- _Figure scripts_
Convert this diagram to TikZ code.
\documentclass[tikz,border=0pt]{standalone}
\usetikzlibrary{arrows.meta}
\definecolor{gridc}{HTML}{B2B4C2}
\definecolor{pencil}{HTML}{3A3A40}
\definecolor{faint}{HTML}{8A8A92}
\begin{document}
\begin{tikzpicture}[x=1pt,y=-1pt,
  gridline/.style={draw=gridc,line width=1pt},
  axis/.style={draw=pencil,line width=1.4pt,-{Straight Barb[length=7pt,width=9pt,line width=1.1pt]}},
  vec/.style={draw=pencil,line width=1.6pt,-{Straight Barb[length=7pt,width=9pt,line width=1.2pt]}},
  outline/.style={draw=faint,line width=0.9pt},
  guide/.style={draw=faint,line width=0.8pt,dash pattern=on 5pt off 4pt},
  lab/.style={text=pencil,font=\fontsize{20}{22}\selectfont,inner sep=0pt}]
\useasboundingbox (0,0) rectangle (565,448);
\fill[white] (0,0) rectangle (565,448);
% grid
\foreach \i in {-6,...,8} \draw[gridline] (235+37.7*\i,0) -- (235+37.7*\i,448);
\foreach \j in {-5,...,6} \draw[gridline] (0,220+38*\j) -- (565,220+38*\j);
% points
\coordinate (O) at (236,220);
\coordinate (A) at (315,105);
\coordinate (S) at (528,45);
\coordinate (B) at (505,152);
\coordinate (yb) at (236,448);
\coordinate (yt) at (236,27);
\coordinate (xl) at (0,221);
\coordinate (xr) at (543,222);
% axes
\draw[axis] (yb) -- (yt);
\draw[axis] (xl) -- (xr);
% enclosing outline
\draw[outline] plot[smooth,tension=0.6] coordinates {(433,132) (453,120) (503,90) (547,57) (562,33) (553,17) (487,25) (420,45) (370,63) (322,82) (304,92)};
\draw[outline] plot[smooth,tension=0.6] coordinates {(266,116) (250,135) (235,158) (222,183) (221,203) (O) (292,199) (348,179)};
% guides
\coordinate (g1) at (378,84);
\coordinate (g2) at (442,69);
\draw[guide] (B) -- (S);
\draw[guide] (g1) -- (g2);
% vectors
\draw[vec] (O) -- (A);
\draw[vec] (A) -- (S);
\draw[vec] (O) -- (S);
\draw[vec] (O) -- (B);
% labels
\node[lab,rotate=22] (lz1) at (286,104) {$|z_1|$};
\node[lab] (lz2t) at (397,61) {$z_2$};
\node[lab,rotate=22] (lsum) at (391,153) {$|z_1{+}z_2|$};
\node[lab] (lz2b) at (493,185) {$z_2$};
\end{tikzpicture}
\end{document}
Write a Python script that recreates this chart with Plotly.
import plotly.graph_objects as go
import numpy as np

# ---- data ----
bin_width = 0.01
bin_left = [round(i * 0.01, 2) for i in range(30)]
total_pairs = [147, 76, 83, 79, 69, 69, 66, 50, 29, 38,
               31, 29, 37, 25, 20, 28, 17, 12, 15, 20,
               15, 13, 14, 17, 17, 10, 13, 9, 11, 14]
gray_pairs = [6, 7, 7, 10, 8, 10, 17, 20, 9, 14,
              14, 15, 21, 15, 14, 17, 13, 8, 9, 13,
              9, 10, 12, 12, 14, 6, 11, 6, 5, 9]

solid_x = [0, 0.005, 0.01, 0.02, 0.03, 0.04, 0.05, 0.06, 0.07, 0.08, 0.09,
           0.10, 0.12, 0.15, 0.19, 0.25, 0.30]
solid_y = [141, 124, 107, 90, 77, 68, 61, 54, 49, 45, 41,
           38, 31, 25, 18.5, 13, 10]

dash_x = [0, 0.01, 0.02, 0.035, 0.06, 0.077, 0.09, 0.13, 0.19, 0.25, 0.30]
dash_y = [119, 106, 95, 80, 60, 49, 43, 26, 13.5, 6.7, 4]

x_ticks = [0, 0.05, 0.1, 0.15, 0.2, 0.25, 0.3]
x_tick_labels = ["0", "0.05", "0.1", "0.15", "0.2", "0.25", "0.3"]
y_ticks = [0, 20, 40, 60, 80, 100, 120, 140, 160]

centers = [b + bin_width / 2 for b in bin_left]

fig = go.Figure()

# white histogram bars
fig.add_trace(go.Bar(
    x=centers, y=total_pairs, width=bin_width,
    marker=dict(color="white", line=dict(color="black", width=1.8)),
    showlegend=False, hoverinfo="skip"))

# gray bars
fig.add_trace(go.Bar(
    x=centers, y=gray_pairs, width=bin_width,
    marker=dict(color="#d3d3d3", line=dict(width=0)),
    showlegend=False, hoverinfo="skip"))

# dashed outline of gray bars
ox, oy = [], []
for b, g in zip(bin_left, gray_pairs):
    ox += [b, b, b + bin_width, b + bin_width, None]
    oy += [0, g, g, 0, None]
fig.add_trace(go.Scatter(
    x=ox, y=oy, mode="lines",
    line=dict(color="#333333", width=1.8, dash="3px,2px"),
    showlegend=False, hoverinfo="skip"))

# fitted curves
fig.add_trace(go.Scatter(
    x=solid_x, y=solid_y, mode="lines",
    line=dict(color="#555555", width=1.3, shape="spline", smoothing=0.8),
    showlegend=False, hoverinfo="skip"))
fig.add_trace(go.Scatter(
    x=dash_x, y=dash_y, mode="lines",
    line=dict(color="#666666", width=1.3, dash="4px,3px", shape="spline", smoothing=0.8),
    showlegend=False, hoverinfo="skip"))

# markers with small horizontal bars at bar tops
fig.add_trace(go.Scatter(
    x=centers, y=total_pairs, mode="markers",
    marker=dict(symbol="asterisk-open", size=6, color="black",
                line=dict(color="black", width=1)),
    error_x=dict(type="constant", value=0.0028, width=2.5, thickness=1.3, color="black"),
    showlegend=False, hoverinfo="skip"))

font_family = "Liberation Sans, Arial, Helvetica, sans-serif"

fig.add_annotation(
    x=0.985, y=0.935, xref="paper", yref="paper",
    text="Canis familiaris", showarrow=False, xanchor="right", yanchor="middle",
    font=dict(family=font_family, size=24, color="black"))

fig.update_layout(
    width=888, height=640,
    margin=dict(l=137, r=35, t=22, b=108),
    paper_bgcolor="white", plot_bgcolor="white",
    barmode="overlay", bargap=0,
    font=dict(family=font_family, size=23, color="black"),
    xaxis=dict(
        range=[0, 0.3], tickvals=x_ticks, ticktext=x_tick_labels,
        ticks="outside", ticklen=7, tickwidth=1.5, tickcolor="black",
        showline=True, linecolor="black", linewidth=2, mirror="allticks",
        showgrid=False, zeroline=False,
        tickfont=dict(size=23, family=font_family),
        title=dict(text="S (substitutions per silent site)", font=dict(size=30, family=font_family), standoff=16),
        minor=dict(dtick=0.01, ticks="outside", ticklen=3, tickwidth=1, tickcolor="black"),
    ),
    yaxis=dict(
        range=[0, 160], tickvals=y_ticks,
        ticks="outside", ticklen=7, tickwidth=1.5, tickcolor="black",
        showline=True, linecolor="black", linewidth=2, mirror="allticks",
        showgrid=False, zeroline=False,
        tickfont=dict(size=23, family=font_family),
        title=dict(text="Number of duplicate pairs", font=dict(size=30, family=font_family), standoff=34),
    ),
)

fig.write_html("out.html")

* * *

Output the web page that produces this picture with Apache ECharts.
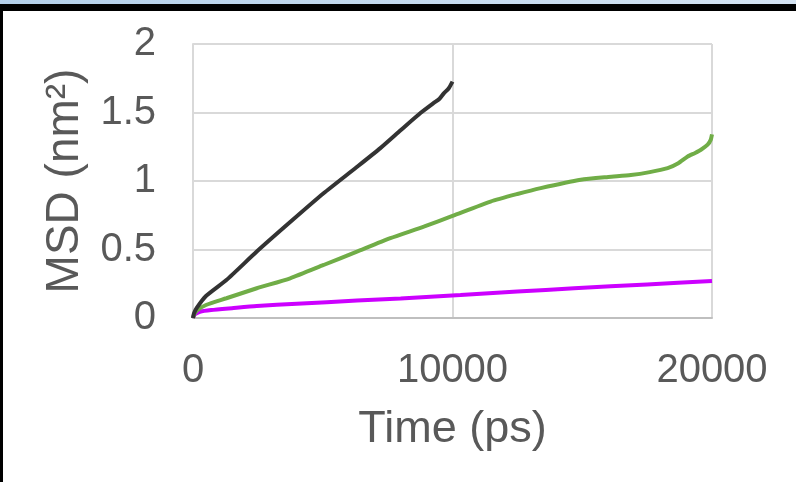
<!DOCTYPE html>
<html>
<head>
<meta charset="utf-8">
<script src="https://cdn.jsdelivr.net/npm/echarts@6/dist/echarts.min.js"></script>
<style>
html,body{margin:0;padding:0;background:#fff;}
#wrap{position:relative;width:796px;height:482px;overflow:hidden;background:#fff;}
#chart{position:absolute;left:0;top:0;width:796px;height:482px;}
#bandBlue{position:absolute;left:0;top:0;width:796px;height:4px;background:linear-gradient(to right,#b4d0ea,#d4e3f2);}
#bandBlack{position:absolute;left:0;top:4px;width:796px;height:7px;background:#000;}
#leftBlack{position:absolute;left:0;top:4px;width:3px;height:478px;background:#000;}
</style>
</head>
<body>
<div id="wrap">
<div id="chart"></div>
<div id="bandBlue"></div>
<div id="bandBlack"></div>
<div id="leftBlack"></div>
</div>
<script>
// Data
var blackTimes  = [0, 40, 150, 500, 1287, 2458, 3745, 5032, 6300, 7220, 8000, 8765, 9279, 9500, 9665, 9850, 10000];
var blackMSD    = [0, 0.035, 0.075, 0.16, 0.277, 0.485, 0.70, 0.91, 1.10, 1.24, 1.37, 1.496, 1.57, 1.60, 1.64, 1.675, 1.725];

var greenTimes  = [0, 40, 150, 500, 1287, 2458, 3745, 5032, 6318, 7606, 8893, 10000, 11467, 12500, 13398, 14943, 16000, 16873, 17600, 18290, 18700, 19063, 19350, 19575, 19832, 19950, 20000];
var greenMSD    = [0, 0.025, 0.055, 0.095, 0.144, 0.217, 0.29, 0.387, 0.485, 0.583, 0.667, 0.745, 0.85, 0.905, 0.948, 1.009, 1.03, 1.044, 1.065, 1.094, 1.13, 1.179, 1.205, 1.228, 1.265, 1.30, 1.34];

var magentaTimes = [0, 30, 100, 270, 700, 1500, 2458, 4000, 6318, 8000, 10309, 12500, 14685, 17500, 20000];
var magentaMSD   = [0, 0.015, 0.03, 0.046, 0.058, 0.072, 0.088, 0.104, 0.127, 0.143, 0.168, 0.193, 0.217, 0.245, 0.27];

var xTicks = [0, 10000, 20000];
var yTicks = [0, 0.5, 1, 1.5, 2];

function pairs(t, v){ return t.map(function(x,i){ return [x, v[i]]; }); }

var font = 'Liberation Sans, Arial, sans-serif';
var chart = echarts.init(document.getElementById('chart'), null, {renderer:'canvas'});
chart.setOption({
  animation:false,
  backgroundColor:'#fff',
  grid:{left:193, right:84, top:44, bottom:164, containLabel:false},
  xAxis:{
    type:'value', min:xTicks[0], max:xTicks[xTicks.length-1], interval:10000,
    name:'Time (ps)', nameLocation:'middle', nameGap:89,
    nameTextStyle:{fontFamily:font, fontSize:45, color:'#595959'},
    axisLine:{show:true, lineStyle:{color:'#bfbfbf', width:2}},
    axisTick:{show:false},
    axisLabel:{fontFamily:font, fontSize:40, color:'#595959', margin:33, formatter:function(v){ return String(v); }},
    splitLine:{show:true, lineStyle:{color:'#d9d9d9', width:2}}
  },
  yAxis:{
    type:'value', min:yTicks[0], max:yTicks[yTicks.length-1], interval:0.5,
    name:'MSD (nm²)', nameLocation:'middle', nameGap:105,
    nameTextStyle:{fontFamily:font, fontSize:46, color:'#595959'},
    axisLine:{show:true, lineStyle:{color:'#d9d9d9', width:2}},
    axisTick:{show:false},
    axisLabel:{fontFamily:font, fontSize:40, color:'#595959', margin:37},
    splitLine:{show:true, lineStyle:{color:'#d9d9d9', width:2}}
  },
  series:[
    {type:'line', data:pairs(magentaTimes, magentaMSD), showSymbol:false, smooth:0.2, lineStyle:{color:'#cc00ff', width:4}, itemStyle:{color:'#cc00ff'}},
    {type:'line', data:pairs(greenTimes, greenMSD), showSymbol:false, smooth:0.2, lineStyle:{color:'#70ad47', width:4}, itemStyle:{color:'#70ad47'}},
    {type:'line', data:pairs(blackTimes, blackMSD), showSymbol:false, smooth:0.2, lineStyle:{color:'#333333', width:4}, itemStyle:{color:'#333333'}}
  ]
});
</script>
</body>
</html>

---

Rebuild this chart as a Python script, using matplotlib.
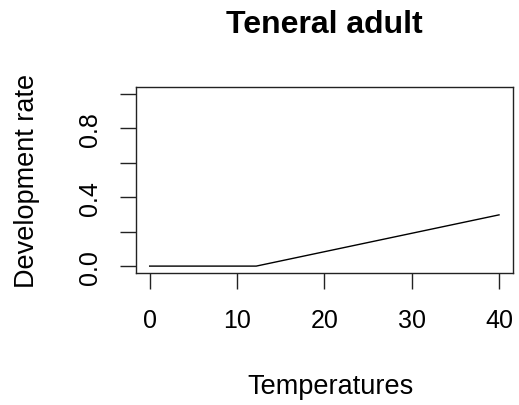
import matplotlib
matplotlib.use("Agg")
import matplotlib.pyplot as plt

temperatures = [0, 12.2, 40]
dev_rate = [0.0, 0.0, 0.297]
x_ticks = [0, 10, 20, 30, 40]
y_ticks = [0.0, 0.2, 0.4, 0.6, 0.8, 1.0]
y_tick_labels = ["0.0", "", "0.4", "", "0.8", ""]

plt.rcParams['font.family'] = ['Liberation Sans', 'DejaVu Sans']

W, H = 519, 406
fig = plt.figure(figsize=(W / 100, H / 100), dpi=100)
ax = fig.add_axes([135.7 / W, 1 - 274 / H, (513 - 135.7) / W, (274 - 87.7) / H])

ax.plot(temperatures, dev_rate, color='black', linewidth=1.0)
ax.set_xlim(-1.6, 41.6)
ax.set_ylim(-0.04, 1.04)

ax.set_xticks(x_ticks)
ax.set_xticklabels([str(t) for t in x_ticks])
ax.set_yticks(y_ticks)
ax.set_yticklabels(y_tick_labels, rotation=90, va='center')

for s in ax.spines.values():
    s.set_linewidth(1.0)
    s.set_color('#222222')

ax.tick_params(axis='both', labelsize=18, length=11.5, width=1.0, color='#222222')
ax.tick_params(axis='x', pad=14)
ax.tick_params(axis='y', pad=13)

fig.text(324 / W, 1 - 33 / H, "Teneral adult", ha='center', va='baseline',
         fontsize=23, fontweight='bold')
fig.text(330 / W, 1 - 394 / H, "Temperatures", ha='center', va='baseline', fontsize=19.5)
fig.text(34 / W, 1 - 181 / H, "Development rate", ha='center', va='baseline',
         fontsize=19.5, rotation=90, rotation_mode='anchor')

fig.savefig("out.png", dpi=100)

- _Request_
Only the lines from the one with "Output the web" through the one with "1.64, 1.675, 1.725];", both included, go in the copy, exactly as written. Leave the pictures behind.

- _Result below_
Output the web page that produces this picture with Apache ECharts.
<!DOCTYPE html>
<html>
<head>
<meta charset="utf-8">
<script src="https://cdn.jsdelivr.net/npm/echarts@6/dist/echarts.min.js"></script>
<style>
html,body{margin:0;padding:0;background:#fff;}
#wrap{position:relative;width:796px;height:482px;overflow:hidden;background:#fff;}
#chart{position:absolute;left:0;top:0;width:796px;height:482px;}
#bandBlue{position:absolute;left:0;top:0;width:796px;height:4px;background:linear-gradient(to right,#b4d0ea,#d4e3f2);}
#bandBlack{position:absolute;left:0;top:4px;width:796px;height:7px;background:#000;}
#leftBlack{position:absolute;left:0;top:4px;width:3px;height:478px;background:#000;}
</style>
</head>
<body>
<div id="wrap">
<div id="chart"></div>
<div id="bandBlue"></div>
<div id="bandBlack"></div>
<div id="leftBlack"></div>
</div>
<script>
// Data
var blackTimes  = [0, 40, 150, 500, 1287, 2458, 3745, 5032, 6300, 7220, 8000, 8765, 9279, 9500, 9665, 9850, 10000];
var blackMSD    = [0, 0.035, 0.075, 0.16, 0.277, 0.485, 0.70, 0.91, 1.10, 1.24, 1.37, 1.496, 1.57, 1.60, 1.64, 1.675, 1.725];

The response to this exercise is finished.